Sonra da liderine karşı yapılan saldırılar karşısında "Yarın ne olur ne olmaz" diyerek kafanı deve kuşu misali kuma göm ve sus!



Bu millet aptal mı ki görmüyor manzarayı!

Ne Belediye Başkanları görüyoruz ki tweet atmakla rekor kırıyorlar ama bıraktık Davutoğlu'nu Ekrem İmamoğlu'nu eleştiren tek bir tweet atamıyorlar...

Teşkilat kongreleri 2023 öncesi hayati mesele taşımaktadır...

O nedenle koltukları adeta babalarının malıymış gibi görerek değişime karşı 'Geçeriz yeni kurulacak partiye' diye tehdit vari bakış açısına sahip olanlara asla fırsat verilmemelidir...



Çünkü AK Parti gücünü Tayyip Erdoğan sayesinde makam, mevki sahibi olup sonra dayan gelip yatanlardan değil, tabandan yani gerçek Tayyip Erdoğan sevdalıların dualarından alıyor...



Bugün Türkiye'nin her bölgesinde, her şehrinde her ilçesinde partinin köklerinden gelen sözde değil özde öyle Tayyip Erdoğan sevdalısı sessiz çoğunluk cevherler var ki görev bekliyor...

Yeter ki görmek isteyin!..



Bu sessiz çoğunluğu görün..

Sadece "İktidar olmanın nimetlerinden nasıl faydalanırım" diyerek AK Parti'de siyaset yapan ve onlara siyaset kapılarını açanları kenara koyun..

AK Parti tabanı kibir budalası olmuş, insanlara tepeden bakan, aynı yüzleri sürekli parti yönetimlerinde görmekten bıkmış durumda...

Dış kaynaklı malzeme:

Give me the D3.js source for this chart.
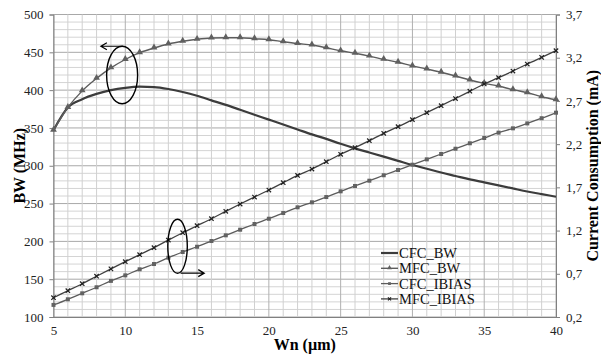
<!DOCTYPE html>
<html>
<head>
<meta charset="utf-8">
<script src="https://cdn.jsdelivr.net/npm/d3@7"></script>
<style>
  body { margin: 0; background: #fff; }
  svg, svg text { font-family: "Liberation Serif", "Times New Roman", serif !important; }
</style>
</head>
<body>
<svg id="canvas" width="601" height="356"></svg>
<script>
// Wn values (um)
let wn = d3.range(5, 41)

// bandwidth, MHz (left axis)
let cfcBW = [347, 377, 388, 395, 400, 403, 404.5, 404, 401.5, 397.5, 392.5, 386.5, 380.5, 374, 367.5, 361,
  354.5, 348, 341.5, 335.5, 329, 323, 317.5, 312, 306.5, 301, 296, 291, 286.5, 282, 278, 274, 270, 266, 262.5, 259]
let mfcBW = [347, 377, 399, 415.5, 429.5, 440.5, 449.5, 455.7, 461, 464.6, 467.2, 468.9, 469.3, 469.3, 468, 466.7,
  464, 461.6, 459.7, 456, 452, 448.7, 445, 440.7, 436.8, 432, 428, 423.6, 418.7, 413.4, 409, 405.4, 400.6, 396.6, 391.3, 387.3]

// bias current, mA (right axis)
let cfcIbias = [0.34, 0.405, 0.474, 0.544, 0.618, 0.682, 0.752, 0.813, 0.886, 0.952, 1.013, 1.079, 1.145, 1.21, 1.276, 1.337,
  1.403, 1.469, 1.527, 1.588, 1.654, 1.716, 1.777, 1.84, 1.901, 1.962, 2.024, 2.086, 2.147, 2.21, 2.271, 2.333, 2.383, 2.44, 2.5, 2.564]
let mfcIbias = [0.423, 0.504, 0.585, 0.672, 0.757, 0.84, 0.921, 1.002, 1.09, 1.175, 1.256, 1.337, 1.423, 1.507, 1.588, 1.669,
  1.754, 1.838, 1.912, 1.997, 2.083, 2.159, 2.24, 2.325, 2.402, 2.483, 2.564, 2.645, 2.728, 2.812, 2.896, 2.969, 3.046, 3.127, 3.204, 3.281]

let xTicks = [5, 10, 15, 20, 25, 30, 35, 40]
let leftTicks = [100, 150, 200, 250, 300, 350, 400, 450, 500]
let rightTicks = [0.2, 0.7, 1.2, 1.7, 2.2, 2.7, 3.2, 3.7]
let legendNames = ['CFC_BW', 'MFC_BW', 'CFC_IBIAS', 'MFC_IBIAS']

let serif = '"Liberation Serif", "Times New Roman", serif'
let canvas = d3.select('#canvas')

let margin = {top: 14.5, left: 53.5, right: 45, bottom: 39}
let width = 601 - margin.left - margin.right
let height = 356 - margin.top - margin.bottom

let x = d3.scaleLinear().domain([5, 40]).range([margin.left, margin.left + width])
let yL = d3.scaleLinear().domain([100, 500]).range([margin.top + height, margin.top])
let yR = d3.scaleLinear().domain([0.2, 3.7]).range([margin.top + height, margin.top])

// grid
let grid = canvas.append('g')
d3.range(100, 501, 10).forEach(function (v) {
  grid.append('line')
    .attr('x1', x(5)).attr('x2', x(40))
    .attr('y1', yL(v)).attr('y2', yL(v))
    .attr('stroke', v % 50 == 0 ? '#a8a8a8' : '#d4d4d4')
    .attr('stroke-width', 1)
})
wn.forEach(function (v) {
  grid.append('line')
    .attr('x1', x(v)).attr('x2', x(v))
    .attr('y1', yL(100)).attr('y2', yL(500))
    .attr('stroke', v % 5 == 0 ? '#b0b0b0' : '#d0d0d0')
    .attr('stroke-width', 1)
})

// axes
let fmtComma = function (d) { return d3.format('.1f')(d).replace('.', ',') }

let xAxis = canvas.append('g')
  .attr('transform', 'translate(0,' + yL(100) + ')')
  .call(d3.axisBottom(x).tickValues(xTicks).tickSize(0).tickPadding(9))
let lAxis = canvas.append('g')
  .attr('transform', 'translate(' + x(5) + ',0)')
  .call(d3.axisLeft(yL).tickValues(leftTicks).tickSize(4).tickPadding(6))
let rAxis = canvas.append('g')
  .attr('transform', 'translate(' + x(40) + ',0)')
  .call(d3.axisRight(yR).tickValues(rightTicks).tickFormat(fmtComma).tickSize(4).tickPadding(6))

;[xAxis, lAxis, rAxis].forEach(function (a) {
  a.attr('font-family', null)
  a.select('.domain').attr('stroke', '#808080')
  a.selectAll('.tick line').attr('stroke', '#808080')
  a.selectAll('.tick text')
    .style('font-family', serif)
    .style('font-size', '13px')
    .attr('fill', '#222')
})

// axis titles
function title(t) {
  return canvas.append('text')
    .attr('text-anchor', 'middle')
    .style('font-family', serif)
    .style('font-size', '16px')
    .style('font-weight', 'bold')
    .text(t)
}
title('BW (MHz)')
  .attr('transform', 'translate(25,' + (margin.top + height / 2) + ') rotate(-90)')
title('Current Consumption (mA)')
  .attr('transform', 'translate(598,' + (margin.top + height / 2) + ') rotate(-90)')
title('Wn (µm)')
  .attr('x', x(22.5)).attr('y', 350)

// series
let series = [
  {name: 'CFC_BW', vals: cfcBW, y: yL, color: '#3c3c3c', w: 2.2, marker: 'none'},
  {name: 'MFC_BW', vals: mfcBW, y: yL, color: '#5c5c5c', w: 1.4, marker: 'tri'},
  {name: 'CFC_IBIAS', vals: cfcIbias, y: yR, color: '#5c5c5c', w: 1.3, marker: 'sq'},
  {name: 'MFC_IBIAS', vals: mfcIbias, y: yR, color: '#404040', w: 1.3, marker: 'x'}
]

function drawMarker(g, type, cx, cy, k) {
  if (type == 'tri') {
    g.append('path')
      .attr('d', d3.symbol().type(d3.symbolTriangle).size(20 * k * k)())
      .attr('transform', 'translate(' + cx + ',' + (cy - 0.5) + ')')
      .attr('fill', '#606060')
  } else if (type == 'sq') {
    g.append('rect')
      .attr('x', cx - 2 * k).attr('y', cy - 2 * k)
      .attr('width', 4 * k).attr('height', 4 * k)
      .attr('fill', '#626262')
  } else if (type == 'x') {
    let r = 2.2 * k
    g.append('path')
      .attr('d', 'M' + (cx - r) + ',' + (cy - r) + 'L' + (cx + r) + ',' + (cy + r) +
        'M' + (cx - r) + ',' + (cy + r) + 'L' + (cx + r) + ',' + (cy - r))
      .attr('stroke', '#202020').attr('stroke-width', 1.2)
  }
}

series.forEach(function (s) {
  let line = d3.line()
    .x(function (d, i) { return x(wn[i]) })
    .y(function (d) { return s.y(d) })
    .curve(d3.curveMonotoneX)
  let g = canvas.append('g')
  g.append('path')
    .datum(s.vals)
    .attr('d', line)
    .attr('fill', 'none')
    .attr('stroke', s.color)
    .attr('stroke-width', s.w)
  s.vals.forEach(function (d, i) {
    drawMarker(g, s.marker, x(wn[i]), s.y(d), 1)
  })
})

// annotations: ellipse + arrow, in data units
let notes = [
  {cx: 9.78, cy: 420, rx: 1.08, ry: 38, ax1: 9.85, ax2: 8.3, ay: 458, dir: -1},
  {cx: 13.64, cy: 193.5, rx: 0.68, ry: 35.7, ax1: 13.85, ax2: 15.5, ay: 158, dir: 1}
]
notes.forEach(function (n) {
  let pxRx = x(n.cx + n.rx) - x(n.cx)
  let pxRy = yL(n.cy) - yL(n.cy + n.ry)
  canvas.append('ellipse')
    .attr('cx', x(n.cx)).attr('cy', yL(n.cy))
    .attr('rx', pxRx).attr('ry', pxRy)
    .attr('fill', 'none').attr('stroke', '#000').attr('stroke-width', 1.4)
  let ax = x(n.ax2), ay = yL(n.ay)
  canvas.append('path')
    .attr('d', 'M' + x(n.ax1) + ',' + ay + 'L' + ax + ',' + ay +
      'M' + (ax - n.dir * 6) + ',' + (ay - 3.5) + 'L' + ax + ',' + ay + 'L' + (ax - n.dir * 6) + ',' + (ay + 3.5))
    .attr('fill', 'none').attr('stroke', '#000').attr('stroke-width', 1.2)
})

// legend
let leg = canvas.append('g').attr('transform', 'translate(381,253)')
series.forEach(function (s, i) {
  let g = leg.append('g').attr('transform', 'translate(0,' + (i * 15.3) + ')')
  g.append('line')
    .attr('x1', 0).attr('x2', 17).attr('y1', 0).attr('y2', 0)
    .attr('stroke', s.color).attr('stroke-width', s.w)
  drawMarker(g, s.marker, 8.5, 0, 0.7)
  g.append('text')
    .attr('x', 18).attr('y', 5)
    .style('font-family', serif)
    .style('font-size', '14.5px')
    .attr('fill', '#111')
    .text(legendNames[i])
})
</script>
</body>
</html>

Değişim sözde değil özde olmalıdır..


AK Parti Tayyip Erdoğan liderliğinde Anadolu'nun bağrından çıkmış bir parti ise 2023 yürüyüşü de Anadolu'daki kongrelerde büyük değişim ile başlamalıdır.

Teşkilatlarda olduğu gibi bürokraside , genel merkezde, kabinede değişimden nasibini alarak halkla buluşmalıdır..

Ve son yazılarımda değindim en az parti yönetimleri kadar önemli olduğunu düşündüğüm varlıkları ile yoklukları belli olmayan Gençlik Kollarına mutlaka ama mutlaka yeni bir vizyon çizilmeli ve konarak yenilenmelidir...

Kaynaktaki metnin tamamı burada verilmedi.